What if you delete model state and re-train the model? Solves the issue?
Same here!
Using @toni fix, seems to works 👍
$ docker exec -it -u 0 7e011d7c0881 bash
root@7e011d7c0881:/# apt-get update && apt-get install -y python3-pip python3-setuptools python3-dev && apt-get install -y --no-install-recommends build-essential gcc git && apt-get purge -y
Hi- I was wondering if this ever got resolved and included in the final release? If I use "FROM loudml/loudml:1.6.0 in my dockerfile I still get this error.

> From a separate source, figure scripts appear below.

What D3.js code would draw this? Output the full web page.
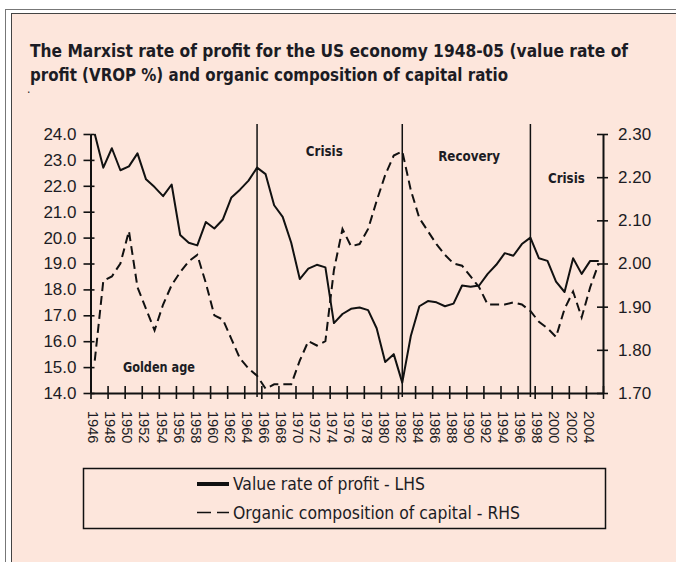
<!DOCTYPE html>
<html>
<head>
<meta charset="utf-8">
<script src="https://cdn.jsdelivr.net/npm/d3@7"></script>
<style>
  html, body { margin: 0; padding: 0; background: #fff; }
  svg { display: block; }
  text { fill: #1c1c24; }
</style>
</head>
<body>
<svg id="chart"></svg>
<script>
const years = d3.range(1946, 2006);

// value rate of profit, % (left axis)
const vrop = [
  24.0, 22.7, 23.45, 22.6, 22.75, 23.25, 22.25, 21.95, 21.6, 22.05,
  20.1, 19.8, 19.7, 20.6, 20.35, 20.7, 21.55, 21.85, 22.2, 22.7,
  22.45, 21.25, 20.8, 19.8, 18.4, 18.8, 18.95, 18.85, 16.7, 17.05,
  17.25, 17.3, 17.2, 16.5, 15.2, 15.5, 14.4, 16.2, 17.35, 17.55,
  17.5, 17.35, 17.45, 18.15, 18.1, 18.15, 18.6, 18.95, 19.4, 19.3,
  19.75, 20.0, 19.2, 19.1, 18.3, 17.9, 19.2, 18.6, 19.1, 19.1,
];

// organic composition of capital ratio (right axis)
const occ = [
  1.775, 1.96, 1.97, 2.0, 2.075, 1.945, 1.895, 1.845, 1.905, 1.95,
  1.98, 2.005, 2.02, 1.955, 1.88, 1.87, 1.825, 1.78, 1.757, 1.74,
  1.71, 1.72, 1.72, 1.72, 1.775, 1.82, 1.81, 1.82, 1.985, 2.08,
  2.04, 2.045, 2.08, 2.145, 2.205, 2.25, 2.26, 2.17, 2.105, 2.075,
  2.045, 2.02, 2.0, 1.995, 1.97, 1.945, 1.905, 1.905, 1.905, 1.91,
  1.905, 1.89, 1.865, 1.85, 1.83, 1.895, 1.935, 1.875, 1.945, 2.0,
];

const leftTicks = [24, 23, 22, 21, 20, 19, 18, 17, 16, 15, 14];
const rightTicks = [2.3, 2.2, 2.1, 2.0, 1.9, 1.8, 1.7];
const yearLabels = d3.range(1946, 2005, 2);
const yearTicks = d3.range(1946, 2007, 2);

// period separators and their names
const dividers = [1965, 1982, 1997];
const periods = [
  { name: "Golden age", year: 1949.8, value: 14.8, len: 72 },
  { name: "Crisis", year: 1971.2, value: 23.15, len: 37 },
  { name: "Recovery", year: 1986.7, value: 22.95, len: 62 },
  { name: "Crisis", year: 1999.55, value: 22.1, len: 37 },
];

const title = [
  "The Marxist rate of profit for the US economy 1948-05 (value rate of",
  "profit (VROP %) and organic composition of capital ratio",
];
const legendItems = [
  "Value rate of profit - LHS",
  "Organic composition of capital - RHS",
];

const width = 676;
const height = 562;
const narrow = "'Liberation Sans Narrow', 'Arial Narrow', 'DejaVu Sans Condensed', sans-serif";
const plain = "'Liberation Sans', Arial, sans-serif";

const svg = d3.select("#chart")
  .attr("width", width)
  .attr("height", height)
  .attr("viewBox", [0, 0, width, height]);

// page frame (double rule) and pink panel
svg.append("rect")
  .attr("x", 12).attr("y", 14)
  .attr("width", width).attr("height", height)
  .attr("fill", "#fde6dc");
svg.append("rect")
  .attr("x", 5.5).attr("y", 9.5)
  .attr("width", width).attr("height", height)
  .attr("fill", "none").attr("stroke", "#777").attr("stroke-width", 1);
svg.append("rect")
  .attr("x", 11.5).attr("y", 13.5)
  .attr("width", width).attr("height", height)
  .attr("fill", "none").attr("stroke", "#444").attr("stroke-width", 1);

// title
svg.append("g")
  .selectAll("text")
  .data(title)
  .join("text")
  .attr("x", 30)
  .attr("y", (d, i) => 57 + i * 24)
  .attr("font-family", narrow)
  .attr("font-weight", "bold")
  .attr("font-size", 18.5)
  .attr("textLength", (d, i) => (i === 0 ? 598 : 478))
  .attr("lengthAdjust", "spacingAndGlyphs")
  .text((d) => d);
svg.append("text")
  .attr("x", 27).attr("y", 93)
  .attr("font-family", narrow)
  .attr("font-size", 12)
  .text(".");

// scales
const x = d3.scaleLinear().domain([1946, 2006]).range([90.5, 603]);
const yL = d3.scaleLinear().domain([14, 24]).range([393, 134]);
const yR = d3.scaleLinear().domain([1.7, 2.3]).range([393, 134]);
const xc = (i) => x(years[i] + 0.5);

// period dividers
svg.append("g")
  .attr("stroke", "#111")
  .attr("stroke-width", 1.5)
  .selectAll("line")
  .data(dividers)
  .join("line")
  .attr("x1", (d) => x(d + 0.5))
  .attr("x2", (d) => x(d + 0.5))
  .attr("y1", 124)
  .attr("y2", 397);

// period names
svg.append("g")
  .selectAll("text")
  .data(periods)
  .join("text")
  .attr("x", (d) => x(d.year))
  .attr("y", (d) => yL(d.value))
  .attr("font-family", narrow)
  .attr("font-weight", "bold")
  .attr("font-size", 14)
  .attr("textLength", (d) => d.len)
  .attr("lengthAdjust", "spacingAndGlyphs")
  .text((d) => d.name);

// lines
const solid = d3.line().x((d, i) => xc(i)).y((d) => yL(d));
const dashed = d3.line().x((d, i) => xc(i)).y((d) => yR(d));

svg.append("path")
  .datum(occ)
  .attr("fill", "none")
  .attr("stroke", "#111")
  .attr("stroke-width", 2)
  .attr("stroke-dasharray", "9,5")
  .attr("d", dashed);

svg.append("path")
  .datum(vrop)
  .attr("fill", "none")
  .attr("stroke", "#111")
  .attr("stroke-width", 2)
  .attr("stroke-linejoin", "round")
  .attr("d", solid);

// left axis
const leftAxis = svg.append("g")
  .attr("transform", `translate(${x(1946)} 0)`)
  .call(d3.axisLeft(yL).tickValues(leftTicks).tickFormat(d3.format(".1f"))
    .tickSize(7).tickPadding(7).tickSizeOuter(0));
leftAxis.selectAll(".tick line").clone().attr("x2", 4);

// right axis
const rightAxis = svg.append("g")
  .attr("transform", `translate(${x(2006)} 0)`)
  .call(d3.axisRight(yR).tickValues(rightTicks).tickFormat(d3.format(".2f"))
    .tickSize(5).tickPadding(10).tickSizeOuter(0));
rightAxis.selectAll(".tick line").clone().attr("x2", -6);

// x axis with crossing ticks every two years
const xAxis = svg.append("g")
  .attr("transform", `translate(0 ${yL(14)})`)
  .call(d3.axisBottom(x).tickValues(yearTicks).tickFormat("")
    .tickSize(6).tickSizeOuter(0));
xAxis.selectAll(".tick line").clone().attr("y2", -7);

[leftAxis, rightAxis, xAxis].forEach((g) => {
  g.select(".domain").attr("stroke", "#111").attr("stroke-width", 2);
  g.selectAll(".tick line").attr("stroke", "#111").attr("stroke-width", 1.6);
  g.selectAll("text")
    .attr("fill", "#1c1c24")
    .attr("font-family", plain)
    .attr("font-size", 17);
});

// rotated year labels
svg.append("g")
  .selectAll("text")
  .data(yearLabels)
  .join("text")
  .attr("transform", (d) => `translate(${x(d + 0.5) - 1.5} 411) rotate(90)`)
  .attr("dy", "0.35em")
  .attr("font-family", plain)
  .attr("font-size", 14.5)
  .text((d) => d);

// legend
const legend = svg.append("g");
legend.append("rect")
  .attr("x", 83.5).attr("y", 468.5)
  .attr("width", 522).attr("height", 60)
  .attr("fill", "none").attr("stroke", "#111").attr("stroke-width", 1.5);

const legendRows = legend.selectAll("g")
  .data(legendItems)
  .join("g")
  .attr("transform", (d, i) => `translate(0 ${484 + i * 28.5})`);

legendRows.append("line")
  .attr("x1", 197).attr("x2", 229)
  .attr("stroke", "#111")
  .attr("stroke-width", (d, i) => (i === 0 ? 4 : 1.6))
  .attr("stroke-dasharray", (d, i) => (i === 0 ? null : "14,6"));

legendRows.append("text")
  .attr("x", 233)
  .attr("dy", "0.36em")
  .attr("font-family", narrow)
  .attr("font-size", 17)
  .attr("textLength", (d, i) => (i === 0 ? 192 : 287))
  .attr("lengthAdjust", "spacingAndGlyphs")
  .text((d) => d);
</script>
</body>
</html>
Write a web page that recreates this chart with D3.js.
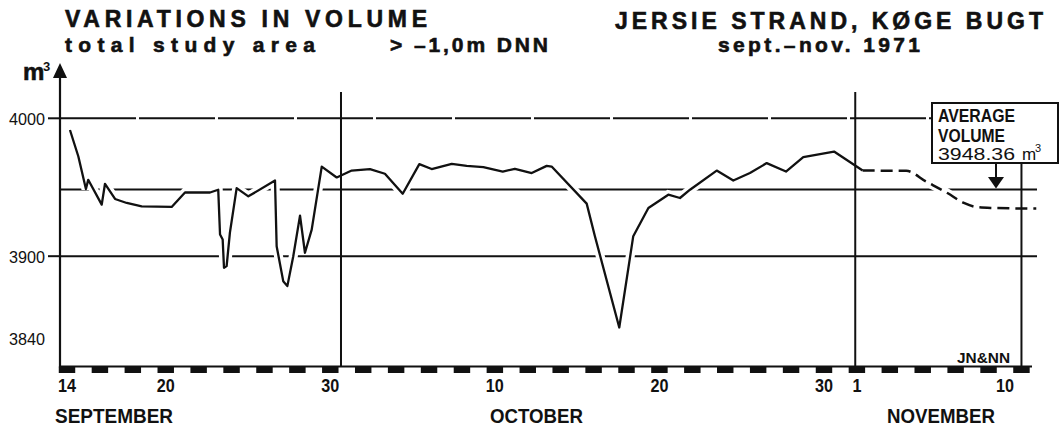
<!DOCTYPE html>
<html>
<head>
<meta charset="utf-8">
<script src="https://cdn.jsdelivr.net/npm/d3@7"></script>
<style>
body { margin: 0; background: #fff; }
svg { display: block; }
text { font-family: "Liberation Sans", Arial, sans-serif; fill: #111; }
.heavy { stroke: #111; stroke-width: 0.6; }
</style>
</head>
<body>
<svg id="chart" width="1060" height="430"></svg>
<script>
// day 0 = 14 september 1971, volumes in m3
var days = [0.18, 0.69, 1.15, 1.29, 2.11, 2.31, 2.92, 3.63, 4.54, 6.36,
  7.17, 8.69, 9.19, 9.30, 9.46, 9.54, 9.70, 9.90, 10.31, 11.02,
  12.64, 12.74, 13.14, 13.39, 13.75, 14.16, 14.46, 14.87, 15.48, 16.39,
  17.30, 18.41, 19.32, 20.40, 21.41, 22.16, 23.38, 24.29, 25.30, 26.48,
  27.22, 28.24, 29.15, 29.45, 31.58, 32.08, 33.56, 34.41, 35.33, 36.54,
  37.25, 37.86, 39.48, 40.49, 41.50, 42.52, 43.69, 44.74, 46.61, 48.35];
var volume = [3991.5, 3972.3, 3948.7, 3955.4, 3937.4, 3952.5, 3941.5, 3938.6, 3936.1, 3935.7,
  3946.2, 3946.2, 3948.2, 3915.7, 3912.1, 3891.6, 3892.8, 3917.1, 3949.4, 3943.4,
  3954.9, 3907.2, 3881.9, 3878.3, 3900.0, 3929.4, 3902.5, 3919.3, 3965.0, 3957.1,
  3962.1, 3963.2, 3959.8, 3945.3, 3966.8, 3963.2, 3967.0, 3965.5, 3964.6, 3961.4,
  3963.4, 3960.3, 3965.5, 3965.0, 3938.1, 3914.5, 3848.3, 3914.5, 3935.0, 3944.6,
  3942.2, 3948.2, 3962.1, 3954.9, 3960.3, 3967.5, 3961.4, 3971.8, 3975.9, 3962.1];

// dashed continuation into november
var forecastDays = [48.35, 51.0, 52.2, 53.5, 54.5, 55.3, 56.2, 58.9];
var forecastVolume = [3962.1, 3961.9, 3954.2, 3945.8, 3938.6, 3935.6, 3935.0, 3934.5];

var averageVolume = 3948.36;
var yTicks = [4000, 3900, 3840];
var xTickDays = [0, 6, 16, 26, 36, 46, 48, 57];
var xTickLabels = ["14", "20", "30", "10", "20", "30", "1", "10"];
var months = ["SEPTEMBER", "OCTOBER", "NOVEMBER"];
var dividerDays = [16.65, 47.9];

var svg = d3.select("#chart"),
    ink = "#111",
    x = d3.scaleLinear().domain([0, 57]).range([67, 1005]),
    y = d3.scaleLinear().domain([3820, 4000]).range([366.5, 118.3]),
    left = 60,
    right = 1037,
    base = y(3820);

function txt(s, px, py, size, opts) {
  opts = opts || {};
  var t = svg.append("text")
    .attr("x", px).attr("y", py)
    .attr("font-size", size)
    .attr("font-weight", opts.weight || "bold")
    .attr("text-anchor", opts.anchor || "start")
    .text(s);
  if (opts.len) t.attr("textLength", opts.len).attr("lengthAdjust", opts.adjust || "spacing");
  if (opts.heavy) t.attr("class", "heavy");
  return t;
}

// titles
txt("VARIATIONS IN VOLUME", 65, 27, 23, {len: 362, heavy: true});
txt("total study area", 65, 52, 21, {len: 250, heavy: true});
txt("> \u20131,0m DNN", 390, 52, 21, {len: 158, heavy: true});
txt("JERSIE STRAND, K\u00d8GE BUGT", 615, 29, 23, {len: 428, heavy: true});
txt("sept.\u2013nov. 1971", 718, 52, 21, {len: 202, heavy: true});

// horizontal reference lines
svg.append("line")
  .attr("x1", left).attr("x2", 932)
  .attr("y1", y(4000)).attr("y2", y(4000))
  .attr("stroke", ink).attr("stroke-width", 2)
  .attr("stroke-dasharray", "76,3");
[averageVolume, 3900].forEach(function (v) {
  svg.append("line")
    .attr("x1", left).attr("x2", right)
    .attr("y1", y(v)).attr("y2", y(v))
    .attr("stroke", ink).attr("stroke-width", 2);
});

var line = d3.line()
  .x(function (d) { return x(d[0]); })
  .y(function (d) { return y(d[1]); });
var curve = d3.line()
  .curve(d3.curveMonotoneX)
  .x(function (d) { return x(d[0]); })
  .y(function (d) { return y(d[1]); });

var measured = d3.zip(days, volume),
    forecast = d3.zip(forecastDays, forecastVolume);

// white halo so the grid is broken where the curve crosses it
svg.append("path").attr("d", line(measured))
  .attr("fill", "none").attr("stroke", "#fff").attr("stroke-width", 9);
svg.append("path").attr("d", curve(forecast))
  .attr("fill", "none").attr("stroke", "#fff").attr("stroke-width", 9);

// month dividers
dividerDays.forEach(function (d) {
  svg.append("line")
    .attr("x1", x(d)).attr("x2", x(d))
    .attr("y1", 92).attr("y2", base)
    .attr("stroke", ink).attr("stroke-width", 2);
});
svg.append("line")
  .attr("x1", x(58)).attr("x2", x(58))
  .attr("y1", 163).attr("y2", base)
  .attr("stroke", ink).attr("stroke-width", 2);

svg.append("path").attr("d", line(measured))
  .attr("fill", "none").attr("stroke", ink).attr("stroke-width", 2.3)
  .attr("stroke-linejoin", "round");
svg.append("path").attr("d", curve(forecast))
  .attr("fill", "none").attr("stroke", ink).attr("stroke-width", 2.5)
  .attr("stroke-dasharray", "12,6");

// y axis with arrow
svg.append("line")
  .attr("x1", left).attr("x2", left)
  .attr("y1", 76).attr("y2", base + 1)
  .attr("stroke", ink).attr("stroke-width", 2.2);
svg.append("path")
  .attr("d", "M" + (left - 7) + ",78L" + (left + 7) + ",78L" + left + ",63Z")
  .attr("fill", ink);
txt("m", 23, 80, 24, {heavy: true});
txt("3", 43, 71, 13);

yTicks.forEach(function (v) {
  if (v !== 3840) {
    svg.append("line")
      .attr("x1", 48).attr("x2", left)
      .attr("y1", y(v)).attr("y2", y(v))
      .attr("stroke", ink).attr("stroke-width", 2);
  }
  txt(v, 45, y(v) + 6.5, 17, {weight: "normal", anchor: "end", len: 36, adjust: "spacingAndGlyphs"});
});

// x axis: base line plus alternating day blocks
svg.append("line")
  .attr("x1", left).attr("x2", 1032)
  .attr("y1", base).attr("y2", base)
  .attr("stroke", ink).attr("stroke-width", 2);
svg.selectAll("rect.day")
  .data(d3.range(0, 59, 2))
  .enter().append("rect")
  .attr("class", "day")
  .attr("x", function (d) { return x(d - 0.5); })
  .attr("width", function (d) { return x(d + 0.5) - x(d - 0.5); })
  .attr("y", base)
  .attr("height", 6.5)
  .attr("fill", ink);

xTickDays.forEach(function (d, i) {
  var s = xTickLabels[i];
  txt(s, x(d), 392, 18, {anchor: "middle", len: s.length * 9, adjust: "spacingAndGlyphs"});
});

// month names
var monthAnchor = [-0.73, 25.7, 49.83],
    monthWidth = [118, 93, 108];
months.forEach(function (m, i) {
  txt(m, x(monthAnchor[i]), 423, 21, {len: monthWidth[i], adjust: "spacingAndGlyphs"});
});

txt("JN&NN", 957, 363, 14, {len: 53, adjust: "spacingAndGlyphs"});

// average volume note
svg.append("rect")
  .attr("x", 932).attr("y", 103)
  .attr("width", 126).attr("height", 60)
  .attr("fill", "#fff").attr("stroke", ink).attr("stroke-width", 2);
txt("AVERAGE", 938, 122, 19, {len: 77, adjust: "spacingAndGlyphs"});
txt("VOLUME", 938, 142, 19, {len: 67, adjust: "spacingAndGlyphs"});
txt(averageVolume.toFixed(2), 938, 160, 17, {weight: "normal", len: 77, adjust: "spacingAndGlyphs"});
txt("m", 1022, 160, 17, {weight: "normal"});
txt("3", 1035, 152, 11, {weight: "normal"});

svg.append("line")
  .attr("x1", 996).attr("x2", 996)
  .attr("y1", 163).attr("y2", 178)
  .attr("stroke", ink).attr("stroke-width", 2);
svg.append("path")
  .attr("d", "M988,177L1004,177L996," + (y(averageVolume) - 1) + "Z")
  .attr("fill", ink);
</script>
</body>
</html>
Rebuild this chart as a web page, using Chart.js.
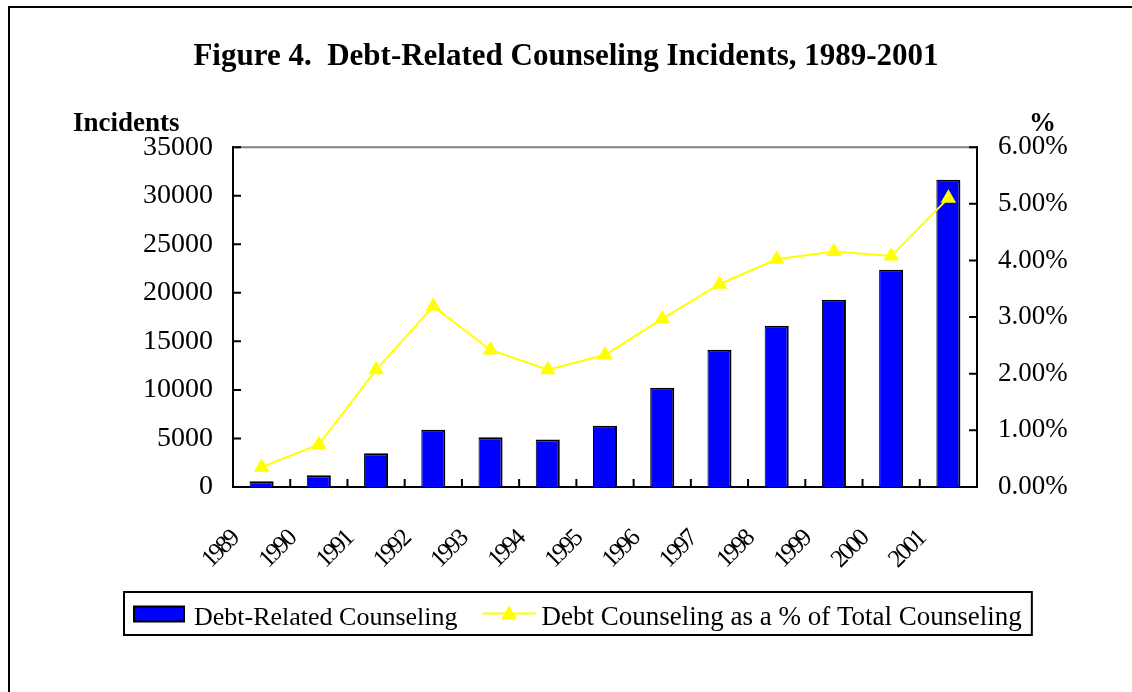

I had to create my own docker image like this:
Dockerfile
FROM loudml/loudml:latest
# SHELL ["/bin/bash", "-o", "pipefail", "-c"]
USER 0
# https://github.com/regel/loudml/issues/370
RUN apt-get update && \
apt-get install -y \
python3-pip python3-setuptools \
python3-dev && \
apt-get install -y --no-install-recommends \
build-essential gcc git &&\
apt-get purge -y
ENTRYPOINT ["loudmld"]
Note USER 0 is needed because for some reason base image uses uid 1001 that doesn't have permission to install deps
Then in docker-compose:
# image: loudml/loudml:1.6.0
build: .
container_name: loudml